The average CEO of a Fortune 500 company already earns more than 30 times the median income of an American worker. His (and I mean his) multiple of wealth is even greater. Will implies that the best way to lift the poor is to increase that multiple still more. The average inner-city child, going to the average inner-city public school, has a vanishingly slight chance of getting the kind of education he needs to get into the mailroom of a Fortune 500 company, let alone an executive suite, regardless of how much he may covet a mega-salary or how hard he is willing to work.

The truth is, the life of elites in America is so foreign to most working Americans that adding an additional million or two to executive compensation has no real meaning except as a cause for resentment. Anyone arguing that such huge disparities motivate the poor is out of touch with the real lives of most Americans.

Economists like Paul Samuelson argue that increasing disparity is fine as long as general economic growth leads to higher absolute standards of living for the poor. Some of these economists emphasize the view that executives will work harder, innovate more, compete more aggressively, if they are rewarded for doing so. To a point, this is no doubt true, but when do the returns diminish? Would Michael Eisner work less if he were paid a mere $10 million instead of $100 million?

Other economists argue that greater concentrations of private wealth lead to greater private investment which leads to more growth. Again, how much concentration is optimal for savings and private investment? Japan has far smaller disparities in wealth and income, but far greater rates of savings and investment.

Recent evidence does not support the "rising tide lifts all boats" theory. During the past 25 years, when disparities in income and wealth have increased in the United States, the resulting growth has helped only the upper half of our income distribution. While the incomes of the most wealthy 20 percent of Americans have far outpaced inflation, the real incomes of the bottom 45 percent of American families have declined. In a recent New Yorker cartoon, one wealthy man remarked honestly to another, "It only trickles down if there's a damn leak."
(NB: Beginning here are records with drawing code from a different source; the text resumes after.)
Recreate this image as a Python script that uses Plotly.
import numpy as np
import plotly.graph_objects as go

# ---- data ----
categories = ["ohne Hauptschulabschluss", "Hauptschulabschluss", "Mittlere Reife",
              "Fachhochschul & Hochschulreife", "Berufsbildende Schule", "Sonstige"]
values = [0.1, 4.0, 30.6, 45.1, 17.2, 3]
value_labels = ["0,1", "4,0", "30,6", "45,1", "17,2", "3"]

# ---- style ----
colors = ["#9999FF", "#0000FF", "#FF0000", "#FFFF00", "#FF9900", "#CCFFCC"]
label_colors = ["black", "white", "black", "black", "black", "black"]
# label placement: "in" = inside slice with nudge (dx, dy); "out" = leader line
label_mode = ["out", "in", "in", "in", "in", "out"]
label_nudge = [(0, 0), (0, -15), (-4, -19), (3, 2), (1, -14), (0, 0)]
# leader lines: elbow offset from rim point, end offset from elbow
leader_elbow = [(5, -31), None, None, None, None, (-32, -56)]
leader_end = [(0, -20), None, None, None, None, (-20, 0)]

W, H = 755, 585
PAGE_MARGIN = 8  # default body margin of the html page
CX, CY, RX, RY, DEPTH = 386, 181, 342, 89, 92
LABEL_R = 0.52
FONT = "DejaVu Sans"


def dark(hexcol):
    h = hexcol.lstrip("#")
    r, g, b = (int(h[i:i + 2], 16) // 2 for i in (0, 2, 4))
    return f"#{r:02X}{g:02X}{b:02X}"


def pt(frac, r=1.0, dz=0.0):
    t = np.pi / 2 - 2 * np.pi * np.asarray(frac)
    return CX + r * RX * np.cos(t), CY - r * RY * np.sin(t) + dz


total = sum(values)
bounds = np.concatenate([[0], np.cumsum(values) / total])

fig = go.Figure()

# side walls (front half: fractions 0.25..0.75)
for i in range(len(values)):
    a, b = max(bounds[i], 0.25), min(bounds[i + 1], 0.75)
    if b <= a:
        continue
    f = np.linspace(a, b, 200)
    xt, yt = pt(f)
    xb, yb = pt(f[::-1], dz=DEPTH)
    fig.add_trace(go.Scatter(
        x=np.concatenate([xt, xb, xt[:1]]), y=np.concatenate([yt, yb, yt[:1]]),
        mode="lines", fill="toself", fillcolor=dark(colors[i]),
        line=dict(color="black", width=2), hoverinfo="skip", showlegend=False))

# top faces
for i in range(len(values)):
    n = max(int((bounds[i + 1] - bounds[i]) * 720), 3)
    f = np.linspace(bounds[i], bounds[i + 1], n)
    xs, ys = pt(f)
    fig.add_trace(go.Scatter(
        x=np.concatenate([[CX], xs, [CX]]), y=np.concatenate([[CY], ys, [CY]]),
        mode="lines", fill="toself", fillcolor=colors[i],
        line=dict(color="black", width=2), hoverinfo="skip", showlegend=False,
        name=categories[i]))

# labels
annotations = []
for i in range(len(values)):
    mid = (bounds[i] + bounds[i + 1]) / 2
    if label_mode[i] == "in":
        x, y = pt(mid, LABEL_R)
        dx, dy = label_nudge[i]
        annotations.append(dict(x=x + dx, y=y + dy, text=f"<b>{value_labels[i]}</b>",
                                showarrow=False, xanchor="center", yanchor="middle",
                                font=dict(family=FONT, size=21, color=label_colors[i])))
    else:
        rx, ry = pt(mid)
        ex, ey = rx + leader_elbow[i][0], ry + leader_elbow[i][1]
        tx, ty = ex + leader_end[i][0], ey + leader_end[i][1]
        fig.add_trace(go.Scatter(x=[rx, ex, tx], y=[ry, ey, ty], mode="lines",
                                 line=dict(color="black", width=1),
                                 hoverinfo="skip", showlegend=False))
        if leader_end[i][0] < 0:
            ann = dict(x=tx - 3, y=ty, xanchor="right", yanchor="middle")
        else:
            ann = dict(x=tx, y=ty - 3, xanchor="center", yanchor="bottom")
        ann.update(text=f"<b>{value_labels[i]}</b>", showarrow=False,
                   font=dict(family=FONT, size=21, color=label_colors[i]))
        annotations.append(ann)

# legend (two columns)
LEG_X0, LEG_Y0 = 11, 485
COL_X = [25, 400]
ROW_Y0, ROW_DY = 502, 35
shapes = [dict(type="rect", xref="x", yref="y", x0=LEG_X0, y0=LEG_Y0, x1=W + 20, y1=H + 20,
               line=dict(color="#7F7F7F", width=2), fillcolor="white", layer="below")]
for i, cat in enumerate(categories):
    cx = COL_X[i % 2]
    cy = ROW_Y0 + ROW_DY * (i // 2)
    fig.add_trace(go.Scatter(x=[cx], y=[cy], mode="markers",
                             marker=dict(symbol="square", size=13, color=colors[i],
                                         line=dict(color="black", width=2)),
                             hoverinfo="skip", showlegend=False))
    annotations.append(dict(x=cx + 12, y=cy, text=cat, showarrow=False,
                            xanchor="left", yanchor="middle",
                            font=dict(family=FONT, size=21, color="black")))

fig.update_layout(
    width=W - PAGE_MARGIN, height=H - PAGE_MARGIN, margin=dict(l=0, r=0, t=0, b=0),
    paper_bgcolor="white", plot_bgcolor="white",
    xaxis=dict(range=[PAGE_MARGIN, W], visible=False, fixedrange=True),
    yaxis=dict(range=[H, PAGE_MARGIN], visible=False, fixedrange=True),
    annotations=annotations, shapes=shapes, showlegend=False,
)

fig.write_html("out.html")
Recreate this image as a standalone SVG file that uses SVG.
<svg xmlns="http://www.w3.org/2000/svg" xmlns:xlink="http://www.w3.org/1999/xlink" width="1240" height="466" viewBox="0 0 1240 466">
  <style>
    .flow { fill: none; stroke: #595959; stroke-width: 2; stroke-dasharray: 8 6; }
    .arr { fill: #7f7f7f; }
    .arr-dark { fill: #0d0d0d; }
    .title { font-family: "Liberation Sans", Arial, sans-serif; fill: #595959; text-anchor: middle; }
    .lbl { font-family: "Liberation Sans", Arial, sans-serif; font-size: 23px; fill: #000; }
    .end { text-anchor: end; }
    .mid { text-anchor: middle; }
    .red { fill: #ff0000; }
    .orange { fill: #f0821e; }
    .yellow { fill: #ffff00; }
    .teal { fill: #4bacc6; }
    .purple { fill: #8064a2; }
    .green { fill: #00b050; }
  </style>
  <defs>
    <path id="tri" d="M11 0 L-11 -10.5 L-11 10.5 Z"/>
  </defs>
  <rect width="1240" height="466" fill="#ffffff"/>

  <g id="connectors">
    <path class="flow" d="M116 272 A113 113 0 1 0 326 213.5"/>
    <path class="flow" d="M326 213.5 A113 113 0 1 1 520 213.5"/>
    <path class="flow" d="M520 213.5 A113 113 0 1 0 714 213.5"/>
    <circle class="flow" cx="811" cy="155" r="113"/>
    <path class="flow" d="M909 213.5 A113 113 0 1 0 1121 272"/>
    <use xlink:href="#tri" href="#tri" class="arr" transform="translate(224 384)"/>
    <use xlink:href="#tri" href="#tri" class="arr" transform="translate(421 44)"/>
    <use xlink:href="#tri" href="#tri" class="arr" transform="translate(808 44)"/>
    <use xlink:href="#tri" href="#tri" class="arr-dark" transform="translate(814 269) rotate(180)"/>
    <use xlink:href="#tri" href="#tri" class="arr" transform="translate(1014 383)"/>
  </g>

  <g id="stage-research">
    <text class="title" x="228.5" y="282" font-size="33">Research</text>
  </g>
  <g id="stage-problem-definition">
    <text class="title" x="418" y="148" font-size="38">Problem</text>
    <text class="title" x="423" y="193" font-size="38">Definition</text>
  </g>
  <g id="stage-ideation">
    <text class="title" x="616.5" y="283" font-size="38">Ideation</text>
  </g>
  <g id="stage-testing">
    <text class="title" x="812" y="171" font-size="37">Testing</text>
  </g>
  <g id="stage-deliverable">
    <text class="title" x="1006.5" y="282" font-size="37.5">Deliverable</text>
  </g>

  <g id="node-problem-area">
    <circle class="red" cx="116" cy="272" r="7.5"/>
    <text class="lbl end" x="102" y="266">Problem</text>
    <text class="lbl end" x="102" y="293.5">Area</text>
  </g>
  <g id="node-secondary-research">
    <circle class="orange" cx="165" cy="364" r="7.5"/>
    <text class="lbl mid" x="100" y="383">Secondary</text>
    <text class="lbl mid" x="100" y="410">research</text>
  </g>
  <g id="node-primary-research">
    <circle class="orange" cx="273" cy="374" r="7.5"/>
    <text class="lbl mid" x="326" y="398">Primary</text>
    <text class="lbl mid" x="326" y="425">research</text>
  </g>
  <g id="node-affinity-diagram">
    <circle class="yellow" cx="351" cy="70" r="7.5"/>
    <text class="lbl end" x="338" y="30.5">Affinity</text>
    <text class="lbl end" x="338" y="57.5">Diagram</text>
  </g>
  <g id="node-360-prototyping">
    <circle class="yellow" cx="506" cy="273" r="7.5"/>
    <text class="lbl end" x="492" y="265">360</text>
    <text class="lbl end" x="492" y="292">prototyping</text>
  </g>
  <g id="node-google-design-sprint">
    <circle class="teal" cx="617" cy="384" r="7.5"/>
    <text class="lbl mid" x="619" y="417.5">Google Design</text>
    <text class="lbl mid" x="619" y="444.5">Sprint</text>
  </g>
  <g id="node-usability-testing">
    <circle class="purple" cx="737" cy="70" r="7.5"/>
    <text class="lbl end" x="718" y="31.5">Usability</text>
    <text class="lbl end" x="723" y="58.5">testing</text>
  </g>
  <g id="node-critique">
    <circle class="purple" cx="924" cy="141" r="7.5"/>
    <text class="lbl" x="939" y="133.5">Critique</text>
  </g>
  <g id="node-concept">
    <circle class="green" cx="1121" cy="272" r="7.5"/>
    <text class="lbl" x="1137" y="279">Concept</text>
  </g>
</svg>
Even if we suppose that the past 25 years have been an anomaly, and that economic growth generally raises the economic standard of all citizens, such growth may be crippled by dramatic inequality between social classes. Common sense would suggest that if incomes and wealth stray too far from a common concept of merit, then cynicism will lead to corruption and crime -- clear impediments to growth.

Recent studies indicate that countries with more equitable distributions of wealth grow more quickly than those with excessive disparity. Even if some economic disparity is good for growth, there is little evidence suggesting that more is better.

It is more likely that economic growth creates conditions for increasing disparities of wealth rather than the other way around. As we look for solutions to our social problems, let's be sure that our opinions are not just rationalizations that stem from the daunting realities of our time.